Showing up, and doing what I could, was enough. At least, that’s what I finally let myself believe.
With commitments already made, and the requirement of my presence in certain spaces, half the work was already done. I knew where I needed to be and when. From there-I could take it or leave it, but by staying open to whatever was presented, it proved there was something valuable in the mundane and uncomfortable, worth more than finding the quickest escape route.
In the monotonous, I found something that had long felt foreign: stability.
I never considered myself drawn to drama, yet I had cultivated so much of it within my own inner world. A bad day at work? Quit. Life feels repetitive? Travel. Bored by stillness? Distract. Feeling upset? Destruct. For every unwanted state of being, I had learned to counter it with action-actions that created a new set of challenges. The kind that required my full attention to wade back through the chaotic sea of my own creation-to safety.
It worked, until it didn’t. Eventually I’d arrived in circumstances that no longer supported this cycle. As much as I’d devoted several years to self improvement, there is only so much that can grow without roots. Without realising, this system prevented those roots from forming at all.
What truly shifted in the past year was a loosening of expectations, paired with a level of acceptance that would make my former self recoil in horror.

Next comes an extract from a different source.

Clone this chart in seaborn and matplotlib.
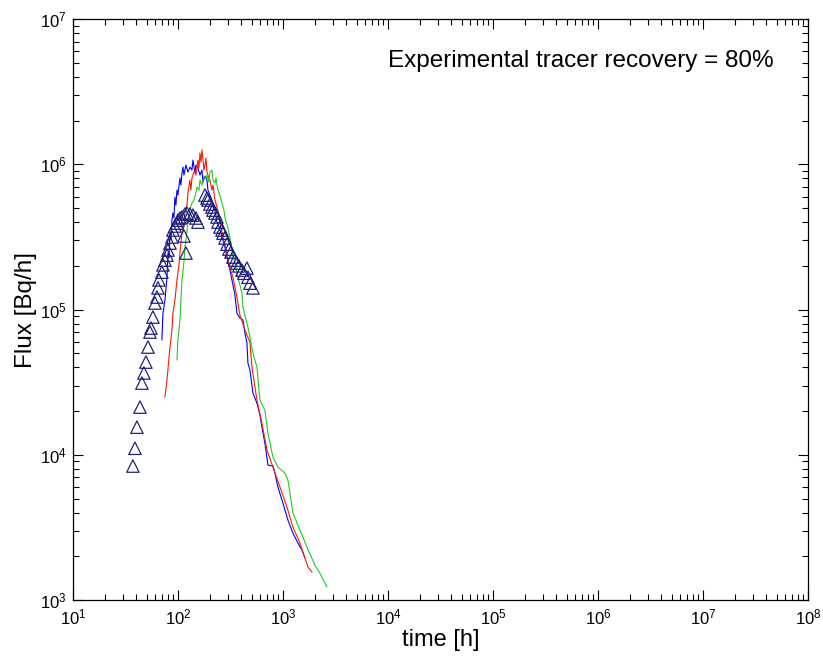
import numpy as np
import pandas as pd
import matplotlib
matplotlib.use('Agg')
import matplotlib.pyplot as plt
from matplotlib.ticker import LogLocator, NullFormatter
import seaborn as sns

# measured tracer breakthrough (open triangles)
obs_time = [37.0, 38.7, 40.4, 43.2, 45.1, 47.1, 49.2, 51.5, 53.8, 55.0, 57.4, 60.0,
            62.7, 64.1, 65.5, 69.9, 71.5, 74.7, 78.1, 79.8, 83.4, 87.1, 89.0, 93.0,
            97.2, 99.3, 103.8, 108.5, 115.8, 121.0, 129.3, 138.0, 147.4, 154.0,
            118.4, 113.3,
            179.6, 187.7, 191.8, 200.4, 209.4, 214.1, 223.7, 233.7, 238.9, 249.6,
            260.8, 266.6, 278.5, 290.9, 304.0, 317.6, 331.9, 346.7, 362.3, 378.5,
            404.4, 422.6, 451.2, 461.1, 481.8, 514.6]
obs_flux = [8.37e3, 1.11e4, 1.55e4, 2.13e4, 3.12e4, 3.66e4, 4.35e4, 5.52e4, 7.00e4,
            7.46e4, 8.88e4, 1.11e5, 1.22e5, 1.41e5, 1.60e5, 1.81e5, 2.03e5, 2.19e5,
            2.37e5, 2.57e5, 2.87e5, 3.16e5, 3.53e5, 3.76e5, 3.94e5, 4.13e5, 4.27e5,
            4.34e5, 4.55e5, 4.62e5, 4.55e5, 4.47e5, 4.27e5, 4.00e5,
            2.45e5, 3.21e5,
            6.14e5, 5.86e5, 5.68e5, 5.33e5, 5.08e5, 4.84e5, 4.62e5, 4.34e5, 4.00e5,
            3.70e5, 3.53e5, 3.36e5, 3.11e5, 2.82e5, 2.61e5, 2.49e5, 2.30e5, 2.19e5,
            2.09e5, 2.00e5, 1.87e5, 1.78e5, 1.93e5, 1.67e5, 1.52e5, 1.41e5]

# simulated curves
blue_time = [69.9, 71.5, 74.7, 78.1, 79.8, 81.5, 83.4, 85.2, 87.1, 89.0, 91.0, 93.0,
             95.1, 97.2, 99.3, 103.8, 106.1, 108.5, 110.9, 113.3, 118.4, 123.7, 129.3,
             135.0, 138.0, 144.2, 147.4, 154.0, 161.0, 168.2, 171.9, 179.6, 187.7,
             191.8, 200.4, 209.4, 214.1, 223.7, 233.7, 244.1, 249.6, 260.8, 278.5,
             297.4, 310.8, 324.7, 346.7, 362.3, 387.0, 413.3, 431.8, 451.2, 461.1,
             481.8, 514.6, 561.7, 599.8, 626.7, 669.5, 715.0, 797.9, 833.8, 890.2,
             993.4, 1109, 1237, 1380, 1507, 1609]
blue_flux = [6.17e4, 9.46e4, 1.16e5, 1.67e5, 2.45e5, 2.26e5, 3.36e5, 3.01e5, 4.13e5,
             4.62e5, 4.27e5, 5.95e5, 5.24e5, 6.65e5, 6.14e5, 8.04e5, 7.20e5, 8.71e5,
             9.57e5, 8.43e5, 9.88e5, 8.85e5, 9.57e5, 9.13e5, 1.07e6, 8.71e5, 9.88e5,
             9.42e5, 8.43e5, 9.13e5, 7.55e5, 8.30e5, 7.79e5, 6.65e5, 6.14e5, 5.68e5,
             5.08e5, 4.84e5, 4.00e5, 3.76e5, 3.53e5, 3.16e5, 2.69e5, 2.12e5, 1.87e5,
             1.60e5, 1.26e5, 9.46e4, 8.74e4, 8.47e4, 6.89e4, 5.88e4, 4.28e4, 3.83e4,
             2.66e4, 2.27e4, 1.88e4, 1.55e4, 1.20e4, 8.50e3, 8.37e3, 7.49e3, 6.00e3,
             4.65e3, 3.55e3, 2.89e3, 2.47e3, 2.21e3, 1.95e3]

red_time = [74.7, 78.1, 83.4, 87.1, 89.0, 93.0, 97.2, 101.6, 103.8, 108.5, 113.3, 115.8,
            121.0, 123.7, 129.3, 132.1, 135.0, 141.1, 144.2, 147.4, 154.0, 157.5, 161.0,
            164.5, 168.2, 171.9, 175.7, 179.6, 183.6, 187.7, 191.8, 200.4, 209.4, 214.1,
            223.7, 233.7, 244.1, 249.6, 260.8, 266.6, 278.5, 297.4, 310.8, 331.9, 362.3,
            387.0, 431.8, 481.8, 503.4, 561.7, 626.7, 699.5, 797.9, 930.3, 1085, 1237,
            1442, 1719, 1877]
red_flux = [2.50e4, 3.27e4, 5.52e4, 7.23e4, 9.46e4, 1.16e5, 1.60e5, 2.03e5, 2.45e5,
            3.36e5, 3.77e5, 4.62e5, 5.24e5, 6.34e5, 7.79e5, 6.65e5, 8.04e5, 8.85e5,
            9.13e5, 8.43e5, 1.07e6, 9.42e5, 1.195e6, 1.036e6, 1.254e6, 1.104e6, 9.13e5,
            9.88e5, 1.104e6, 8.85e5, 8.43e5, 7.79e5, 6.65e5, 7.20e5, 5.68e5, 5.08e5,
            4.47e5, 3.94e5, 3.42e5, 3.16e5, 2.78e5, 2.19e5, 1.93e5, 1.67e5, 1.22e5,
            9.16e4, 7.23e4, 5.97e4, 4.02e4, 2.38e4, 1.65e4, 1.08e4, 8.24e3, 6.00e3,
            4.37e3, 3.18e3, 2.47e3, 1.69e3, 1.56e3]

green_time = [97.2, 99.3, 103.8, 106.1, 108.5, 113.3, 115.8, 121.0, 123.7, 129.3, 135.0,
              141.1, 144.2, 150.7, 157.5, 161.0, 168.2, 175.7, 183.6, 187.7, 196.0,
              200.4, 209.4, 214.1, 223.7, 228.6, 238.9, 249.6, 260.8, 272.4, 278.5,
              297.4, 310.8, 331.9, 346.7, 370.3, 404.4, 413.3, 461.1, 514.6, 561.7,
              599.8, 669.5, 715.0, 797.9, 890.2, 1038, 1109, 1237, 1442, 1681, 2004,
              2236, 2608]
green_flux = [4.49e4, 6.17e4, 8.47e4, 1.16e5, 1.60e5, 2.12e5, 2.69e5, 3.42e5, 4.13e5,
              4.84e5, 5.41e5, 5.68e5, 5.95e5, 6.97e5, 6.65e5, 7.79e5, 7.20e5, 8.30e5,
              8.04e5, 8.43e5, 7.55e5, 8.85e5, 9.13e5, 7.79e5, 7.43e5, 8.04e5, 6.65e5,
              6.14e5, 5.41e5, 4.84e5, 4.33e5, 3.64e5, 3.16e5, 2.30e5, 2.12e5, 1.67e5,
              1.30e5, 1.04e5, 7.58e4, 5.02e4, 4.02e4, 2.38e4, 2.03e4, 1.41e4, 9.65e3,
              8.24e3, 7.49e3, 6.70e3, 3.97e3, 3.03e3, 2.32e3, 1.74e3, 1.53e3, 1.23e3]

sns.set_theme(style='ticks')
plt.rcParams['font.family'] = ['Liberation Sans', 'DejaVu Sans']
plt.rcParams['mathtext.default'] = 'regular'
plt.rcParams['text.color'] = 'black'
plt.rcParams['axes.labelcolor'] = 'black'

fig = plt.figure(figsize=(8.23, 6.58), dpi=100)
ax = fig.add_axes([0.089, 0.088, 0.893, 0.883])

sns.lineplot(x=blue_time, y=blue_flux, sort=False, estimator=None, color='#0000ff',
             linewidth=0.8, ax=ax)
sns.lineplot(x=red_time, y=red_flux, sort=False, estimator=None, color='#ff1a00',
             linewidth=0.8, ax=ax)
sns.lineplot(x=green_time, y=green_flux, sort=False, estimator=None, color='#1fcc1f',
             linewidth=0.8, ax=ax)
sns.scatterplot(x=obs_time, y=obs_flux, marker='^', s=80, facecolor='none',
                edgecolor='#22227a', linewidth=0.9, ax=ax, zorder=3)

ax.set_xscale('log')
ax.set_yscale('log')
ax.set_xlim(1e1, 1e8)
ax.set_ylim(1e3, 1e7)
ax.xaxis.set_major_locator(LogLocator(base=10, numticks=20))
ax.xaxis.set_minor_locator(LogLocator(base=10, subs=np.arange(2, 10), numticks=100))
ax.xaxis.set_minor_formatter(NullFormatter())
ax.yaxis.set_minor_formatter(NullFormatter())

ax.tick_params(which='both', direction='in', top=True, right=True, colors='black',
               labelcolor='black', labelsize=12)
ax.tick_params(axis='x', which='major', pad=5)
ax.tick_params(axis='y', which='major', pad=5)
ax.tick_params(which='major', length=7, width=0.8)
ax.tick_params(which='minor', length=4, width=0.8)
for s in ax.spines.values():
    s.set_color('black')
    s.set_linewidth(0.9)

ax.set_xlabel('time [h]', fontsize=17)
ax.set_ylabel('Flux [Bq/h]', fontsize=17.5)
ax.xaxis.set_label_coords(0.5, -0.05)
ax.yaxis.set_label_coords(-0.05, 0.5)
ax.text(0.428, 0.927, 'Experimental tracer recovery = 80%', transform=ax.transAxes,
        fontsize=17.5, va='center', ha='left')

plt.savefig('out.png', dpi=100)
plt.close()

I considered, wouldn’t doing the opposite of what I’d repeated for years and clearly had not been working for me-be bound to produce an opposite outcome?
Instead of pushing harder and adding pressure to gain, achieve and progress-beyond that lay a confronting yet simple level of clarity. I had been drowning in the quest for more, better. Driven by resistance to anything that felt slightly off-center. But I didn’t even know where center was.
Home had become a destination to aspire to, rather than a place I could already exist and restore myself. Sitting, observing and appreciating the foreign yet warm feeling of stillness, I opened the door to my home and made myself comfortable.
With that, much of the internal drama dissolved.
As long as I remained in tune with my basic intention-to show up and do what I was capable of-I found myself moving beyond familiar thresholds in ways that brought peace instead of chaos. This didn’t necessarily reflect in measurable stats like higher earnings or material abundance, but it did translate to better experiences. A calmer nervous system. A healthier body. Standards that rose naturally from recognising the value of peace and what it took to finally encounter it.
Not as a destination but as a state I could return to.
Does this mean my resolutions were the problem all along-the unseen enemy in all my other attempts at moving forward? I don’t think so.
But setting high expectations without the systems to support them left me overwhelmed when I couldn’t maintain them, and I reverted to unwanted habits simply to cope.
Approaching the past year with fewer promises and more grace to be human allowed me the space to be human-without giving up the moment perfection slipped out of reach.